Charts and diagrams as code
☆ ☆ ☆ ☆ ☆
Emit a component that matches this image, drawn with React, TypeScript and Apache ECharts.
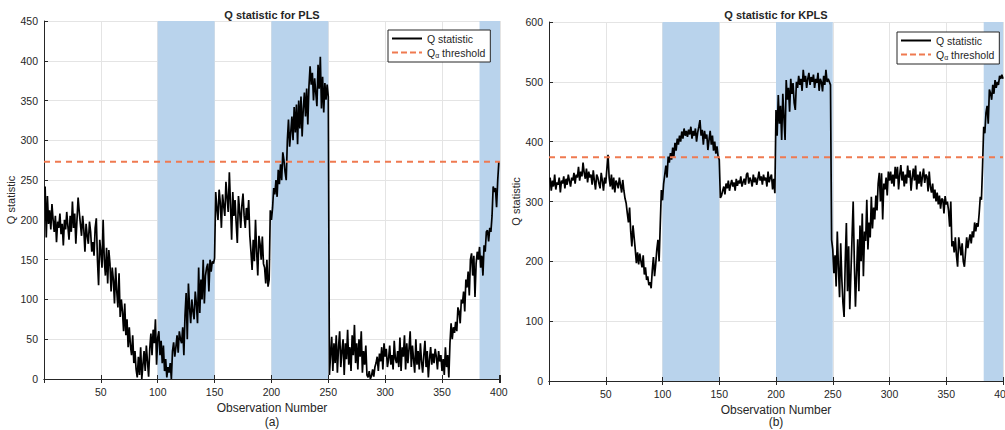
import React, { useEffect, useRef } from "react";
import * as echarts from "echarts";

// Q statistic per observation, PLS model
const plsQ = [
  242, 178, 230, 195, 212, 188, 220, 200, 185, 205,
  172, 198, 190, 208, 182, 195, 168, 200, 188, 210,
  192, 175, 205, 185, 223, 190, 208, 170, 200, 228,
  210, 195, 180, 205, 188, 160, 195, 180, 170, 198,
  185, 160, 172, 155, 190, 202, 150, 118, 175, 160,
  140, 200, 150, 130, 165, 120, 162, 145, 110, 140,
  125, 95, 140, 110, 90, 133, 78, 100, 85, 60,
  95, 55, 75, 40, 65, 42, 30, 55, 20, 35,
  12, 2, 28, 5, 40, 0, 18, 35, 10, 42,
  22, 3, 38, 57, 30, 62, 45, 75, 18, 52,
  60, 30, 48, 20, 42, 10, 25, 2, 15, 8,
  20, 0, 35, 46, 28, 40, 55, 33, 60, 50,
  45, 65, 30, 80, 108, 50, 120, 90, 70, 100,
  85, 75, 110, 95, 70, 140, 83, 125, 100, 150,
  95, 130, 140, 145, 110, 150, 135, 148, 145, 152,
  235, 215, 200, 238, 222, 190, 232, 218, 205, 248,
  228, 210, 260, 220, 175, 235, 205, 225, 196, 171,
  230, 212, 190, 218, 233, 205, 190, 215, 200, 225,
  180, 160, 137, 175, 148, 200, 160, 130, 180, 170,
  150, 179, 145, 140, 120, 150, 116, 125, 212, 200,
  215, 240, 232, 250, 229, 263, 245, 270, 250, 285,
  275, 260, 250, 300, 326, 292, 310, 330, 300, 342,
  310, 345, 295, 350, 315, 355, 305, 340, 360, 330,
  365, 320, 368, 393, 370, 385, 350, 378, 360, 343,
  395, 365, 405, 340, 380, 335, 372, 351, 370, 355,
  5, 30, 53, 10, 45, 20, 55, 8, 40, 60,
  15, 35, 50, 5, 45, 25, 62, 18, 40, 10,
  55, 30, 68, 20, 45, 12, 50, 28, 60, 8,
  35, 18, 42, 5, 2, 10, 0, 4, 12, 3,
  15, 20, 28, 10, 32, 22, 40, 12, 45, 28,
  38, 15, 25, 42, 18, 30, 12, 48, 25, 20,
  35, 15, 52, 10, 40, 28, 55, 12, 45, 20,
  38, 60, 15, 42, 25, 8, 50, 18, 35, 12,
  45, 22, 8, 30, 48, 15, 35, 2, 25, 40,
  18, 32, 20, 38, 28, 12, 35, 22, 30, 10,
  25, 5, 40, 15, 30, 2, 45, 70, 50, 65,
  58, 72, 60, 90, 85, 70, 100, 95, 110, 85,
  125, 115, 135, 105, 150, 158, 130, 155, 103, 145,
  160, 150, 166, 140, 155, 130, 168, 160, 185, 187,
  173, 190, 185, 205, 242, 235, 240, 216, 250, 273,
];

// Q statistic per observation, KPLS model
const kplsQ = [
  340, 318, 335, 325, 345, 320, 332, 328, 340, 315,
  335, 330, 342, 322, 338, 328, 345, 335, 325, 340,
  335, 348, 330, 345, 340, 358, 335, 350, 342, 365,
  348, 338, 355, 332, 350, 340, 345, 328, 352, 335,
  320, 345, 340, 330, 322, 348, 335, 318, 340, 330,
  355, 378, 340, 325, 345, 320, 340, 315, 335, 330,
  322, 340, 328, 315, 336, 318, 305, 297, 280, 265,
  290, 250, 225, 260, 240, 220, 197, 215, 195, 213,
  200, 190, 210, 178, 190, 169, 175, 160, 165, 155,
  185, 207, 175, 195, 220, 236, 200, 260, 319, 302,
  330, 345, 360, 340, 375, 365, 381, 370, 390, 375,
  398, 385, 405, 395, 410, 400, 417, 405, 422, 410,
  418, 408, 420, 412, 425, 405, 418, 410, 422, 400,
  415, 425, 436, 410, 420, 395, 418, 405, 412, 386,
  403, 418, 395, 410, 385, 400, 380, 392, 375, 370,
  306, 310, 318, 325, 312, 330, 322, 335, 318, 328,
  336, 325, 332, 318, 338, 326, 335, 330, 342, 325,
  332, 338, 328, 345, 348, 330, 340, 335, 325, 345,
  332, 340, 328, 338, 350, 335, 342, 328, 345, 335,
  340, 325, 350, 332, 340, 345, 320, 338, 314, 453,
  410, 478, 430, 460, 403, 480, 440, 403, 503, 470,
  490, 450, 505, 480, 498, 465, 453, 500, 490, 510,
  495, 505, 485, 520, 500, 510, 490, 505, 515, 495,
  508, 500, 512, 490, 505, 498, 515, 485, 505, 500,
  484, 510, 495, 520, 500, 505, 500, 495, 236, 220,
  180, 210, 158, 250, 190, 140, 230, 170, 130, 107,
  200, 264, 150, 225, 120, 180, 240, 300, 200, 124,
  180, 237, 150, 260, 200, 280, 175, 250, 234, 303,
  220, 265, 240, 308, 255, 290, 270, 310, 285, 330,
  348, 300, 347, 270, 330, 320, 340, 310, 350, 335,
  350, 330, 345, 325, 358, 338, 358, 320, 345, 361,
  335, 350, 325, 345, 330, 360, 340, 352, 318, 340,
  355, 335, 360, 320, 345, 330, 350, 325, 342, 355,
  331, 345, 342, 317, 350, 325, 315, 330, 305, 320,
  300, 315, 295, 310, 288, 305, 303, 280, 309, 295,
  300, 285, 258, 300, 225, 234, 215, 240, 210, 191,
  240, 225, 210, 230, 200, 191, 215, 240, 222, 235,
  245, 230, 250, 240, 265, 250, 264, 258, 280, 308,
  303, 360, 425, 414, 448, 460, 430, 487, 481, 470,
  495, 480, 503, 490, 500, 495, 510, 505, 512, 505,
];

// Control limits
const plsThreshold = 273;
const kplsThreshold = 374;

// Faulty observation windows [start, end]
const plsFaultWindows: [number, number][] = [[100, 150], [200, 250], [383, 401]];
const kplsFaultWindows: [number, number][] = [[100, 150], [200, 250], [383, 400]];

// Axis extents
const plsX: [number, number] = [0, 401];
const kplsX: [number, number] = [0, 400];
const plsY = { max: 450, step: 50 };
const kplsY = { max: 600, step: 100 };
const xStep = 50;

const panelTitles = ["Q statistic for PLS", "Q statistic for KPLS"];
const panelTags = ["(a)", "(b)"];
const seriesNames = ["Q statistic", "Q\u03b1 threshold"];

const FONT = "'Liberation Sans', Arial, Helvetica, sans-serif";
const INK = "#262626";
const SHADE = "#b9d3ec";
const THRESH = "#ef7a50";
const GRIDLINE = "#e4e4e4";

// legend glyphs: a solid stroke and a dashed stroke
const SOLID_ICON = "path://M0,0h30v2h-30z";
const DASH_ICON = "path://M0,0h6v2h-6z M9,0h6v2h-6z M18,0h6v2h-6z M27,0h3v2h-3z";

const grids = [
  { left: 44, top: 21, width: 456, height: 358 },
  { left: 549, top: 22, width: 454, height: 359 },
];

function App() {
  const ref = useRef<HTMLDivElement>(null);

  useEffect(() => {
    document.body.style.margin = "0";
    if (!ref.current) return;
    const chart = echarts.init(ref.current, undefined, { renderer: "svg" });

    const panels = [
      { q: plsQ, thr: plsThreshold, win: plsFaultWindows, xr: plsX, y: plsY },
      { q: kplsQ, thr: kplsThreshold, win: kplsFaultWindows, xr: kplsX, y: kplsY },
    ];

    const xAxis: any[] = [];
    const yAxis: any[] = [];
    const series: any[] = [];

    panels.forEach((p, i) => {
      // bottom axis: labels, ticks, axis line
      xAxis.push({
        type: "value",
        gridIndex: i,
        min: p.xr[0],
        max: p.xr[1],
        interval: xStep,
        position: "bottom",
        z: 4,
        name: "Observation Number",
        nameLocation: "middle",
        nameGap: 18,
        nameTextStyle: { fontFamily: FONT, fontSize: 12, color: INK },
        axisLine: { show: true, onZero: false, lineStyle: { color: INK, width: 1 } },
        axisTick: { show: true, inside: true, length: 4, lineStyle: { color: INK } },
        axisLabel: {
          fontFamily: FONT,
          fontSize: 10.5,
          color: INK,
          margin: 7,
          formatter: (v: number) => (v > 0 && v % xStep === 0 ? String(v) : ""),
        },
        splitLine: { show: false },
      });
      // top axis: frame edge and vertical grid lines
      xAxis.push({
        type: "value",
        gridIndex: i,
        min: p.xr[0],
        max: p.xr[1],
        interval: xStep,
        position: "top",
        axisLine: { show: true, lineStyle: { color: INK, width: 1 } },
        axisTick: { show: true, inside: true, length: 4, lineStyle: { color: INK } },
        axisLabel: { show: false },
        splitLine: { show: true, lineStyle: { color: GRIDLINE, width: 1 } },
      });
      yAxis.push({
        type: "value",
        gridIndex: i,
        min: 0,
        max: p.y.max,
        interval: p.y.step,
        name: "Q statistic",
        nameLocation: "middle",
        nameGap: 27,
        nameTextStyle: { fontFamily: FONT, fontSize: 11, color: INK },
        axisLine: { show: true, lineStyle: { color: INK, width: 1 } },
        axisTick: { show: true, inside: true, length: 4, lineStyle: { color: INK } },
        axisLabel: { fontFamily: FONT, fontSize: 10.5, color: INK, margin: 6 },
        splitLine: { show: true, lineStyle: { color: GRIDLINE, width: 1 } },
      });

      series.push({
        name: seriesNames[0],
        type: "line",
        xAxisIndex: i * 2,
        yAxisIndex: i,
        data: p.q.map((v, k) => [k + 1, v]),
        symbol: "none",
        showSymbol: false,
        z: 3,
        lineStyle: { color: "#000000", width: 1.7 },
        itemStyle: { color: "#000000" },
        markArea: {
          silent: true,
          itemStyle: { color: SHADE, opacity: 1 },
          data: p.win.map(([a, b]) => [{ xAxis: a }, { xAxis: b }]),
        },
      });
      series.push({
        name: seriesNames[1],
        type: "line",
        xAxisIndex: i * 2,
        yAxisIndex: i,
        data: [
          [p.xr[0], p.thr],
          [p.xr[1], p.thr],
        ],
        symbol: "none",
        showSymbol: false,
        z: 5,
        lineStyle: { color: THRESH, width: 2, type: [6, 5] },
        itemStyle: { color: THRESH },
      });
    });

    const legendBase = {
      orient: "vertical",
      data: [
        { name: seriesNames[0], icon: SOLID_ICON },
        { name: seriesNames[1], icon: DASH_ICON },
      ],
      backgroundColor: "#ffffff",
      borderColor: INK,
      borderWidth: 1,
      padding: [3, 5, 3, 4],
      itemGap: 3,
      itemWidth: 30,
      itemHeight: 10,
      symbolKeepAspect: true,
      selectedMode: false,
      textStyle: {
        fontFamily: FONT,
        fontSize: 10.5,
        color: INK,
        rich: { sub: { fontFamily: FONT, fontSize: 7, color: INK, verticalAlign: "bottom", padding: [6, 0, 0, 0] } },
      },
      formatter: (name: string) => (name === seriesNames[1] ? "Q{sub|\u03b1} threshold" : name),
    };

    const graphic: any[] = [];
    grids.forEach((g, i) => {
      const cx = g.left + g.width / 2;
      graphic.push({
        type: "text",
        x: cx,
        y: 15,
        z: 10,
        style: {
          text: panelTitles[i],
          textAlign: "center",
          textVerticalAlign: "middle",
          fontFamily: FONT,
          fontSize: 11,
          fontWeight: "bold",
          fill: INK,
        },
      });
      graphic.push({
        type: "text",
        x: cx,
        y: 422,
        z: 10,
        style: {
          text: panelTags[i],
          textAlign: "center",
          textVerticalAlign: "middle",
          fontFamily: FONT,
          fontSize: 12,
          fill: INK,
        },
      });
    });

    chart.setOption({
      animation: false,
      backgroundColor: "#ffffff",
      grid: grids.map((g) => ({ ...g, containLabel: false, outerBoundsMode: "none" })),
      xAxis,
      yAxis,
      series,
      legend: [
        { ...legendBase, left: 388, top: 30 },
        { ...legendBase, left: 897, top: 32 },
      ],
      graphic,
    });

    return () => chart.dispose();
  }, []);

  return <div ref={ref} style={{ width: 1005, height: 430 }} />;
}

export default App;
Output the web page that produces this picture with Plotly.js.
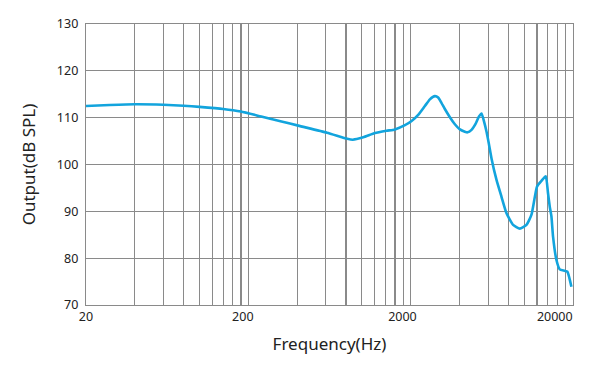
<!DOCTYPE html>
<html>
<head>
<meta charset="utf-8">
<script src="https://cdn.plot.ly/plotly-3.0.1.min.js"></script>
<style>html,body{margin:0;padding:0;background:#fff;}#chart{width:604px;height:369px;}</style>
</head>
<body>
<div id="chart"></div>
<script>
// Frequency response (Hz, dB SPL)
var freqHz = [20, 28, 40, 60, 80, 100, 140, 180, 240, 320, 406, 610, 814, 880, 1021, 1206, 1422, 1600, 1844, 2027, 2226, 2448, 2626, 2820, 2954, 3100, 3248, 3488, 3744, 4020, 4314, 4480, 4742, 5040, 5260, 5466, 5670, 5866, 6060, 6296, 6758, 7254, 7788, 8552, 9400, 10338, 11098, 12010, 12780, 13586, 14040, 14380, 14730, 15070, 15814, 16570, 17780, 18476, 19550];
var outputDb = [112.5, 112.7, 112.85, 112.75, 112.55, 112.3, 111.85, 111.3, 110.25, 109.2, 108.3, 106.8, 105.5, 105.3, 105.8, 106.7, 107.2, 107.5, 108.4, 109.3, 110.6, 112.5, 113.9, 114.6, 114.3, 113.1, 111.85, 110.1, 108.6, 107.5, 107.0, 106.87, 107.4, 108.8, 110.2, 110.9, 109.1, 107.0, 104.5, 101.3, 96.7, 93.1, 89.6, 87.1, 86.3, 87.1, 89.3, 95.3, 96.5, 97.5, 93.8, 91, 88.9, 84.6, 79.6, 77.6, 77.3, 77.1, 73.9];

// Axis labels as placed in the reference
var xTickVals = [20, 185, 1780, 15440];
var xTickText = ["20", "200", "2000", "20000"];
var yTickVals = [70, 80, 90, 100, 110, 120, 130];

// Log grid lines (2,4,6,...,20 x 10^k)
var gridVals = [40, 60, 80, 100, 120, 140, 160, 180, 200,
                400, 600, 800, 1000, 1200, 1400, 1600, 1800, 2000,
                4000, 6000, 8000, 10000, 12000, 14000, 16000, 18000];

var trace = {
  x: freqHz,
  y: outputDb,
  type: 'scatter',
  mode: 'lines',
  line: {color: '#12a4dd', width: 2.6, shape: 'spline', smoothing: 0.5},
  hoverinfo: 'x+y'
};

var gridColor = '#8a8a8a';
var layout = {
  width: 604,
  height: 369,
  margin: {l: 86, r: 31, t: 24, b: 64},
  paper_bgcolor: '#ffffff',
  plot_bgcolor: '#ffffff',
  showlegend: false,
  font: {family: '"Noto Sans", "Open Sans", sans-serif', color: '#222', size: 12.5},
  xaxis: {
    type: 'log',
    range: [Math.log10(20), Math.log10(20000)],
    tickmode: 'array',
    tickvals: xTickVals,
    ticktext: xTickText,
    ticks: '',
    showgrid: false,
    showline: true,
    mirror: true,
    linecolor: gridColor,
    linewidth: 1.2,
    zeroline: false,
    minor: {tickmode: 'array', tickvals: gridVals, showgrid: true, gridcolor: gridColor, gridwidth: 1.2, ticks: ''},
    tickfont: {size: 12.5, color: '#222'},
    title: {text: 'Frequency(Hz)', font: {size: 17, color: '#222'}, standoff: 13}
  },
  yaxis: {
    range: [70, 130],
    tickmode: 'array',
    tickvals: yTickVals,
    ticks: '',
    showgrid: true,
    gridcolor: gridColor,
    gridwidth: 1.2,
    showline: true,
    mirror: true,
    linecolor: gridColor,
    linewidth: 1.2,
    zeroline: false,
    tickfont: {size: 12.5, color: '#222'},
    ticklabelstandoff: 4,
    title: {text: 'Output(dB SPL)', font: {size: 17, color: '#222'}, standoff: 16}
  }
};

Plotly.newPlot('chart', [trace], layout, {displayModeBar: false, staticPlot: true});
</script>
</body>
</html>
☆ ☆ ☆ ☆ ☆
Begin with the first line of the entries above and write out each line exactly, ending with the line containing "import * as". Leave out pictures.

Emit a component that matches this image, drawn with React, TypeScript and Apache ECharts.
import React, { useEffect, useRef } from "react";
import * as echarts from "echarts";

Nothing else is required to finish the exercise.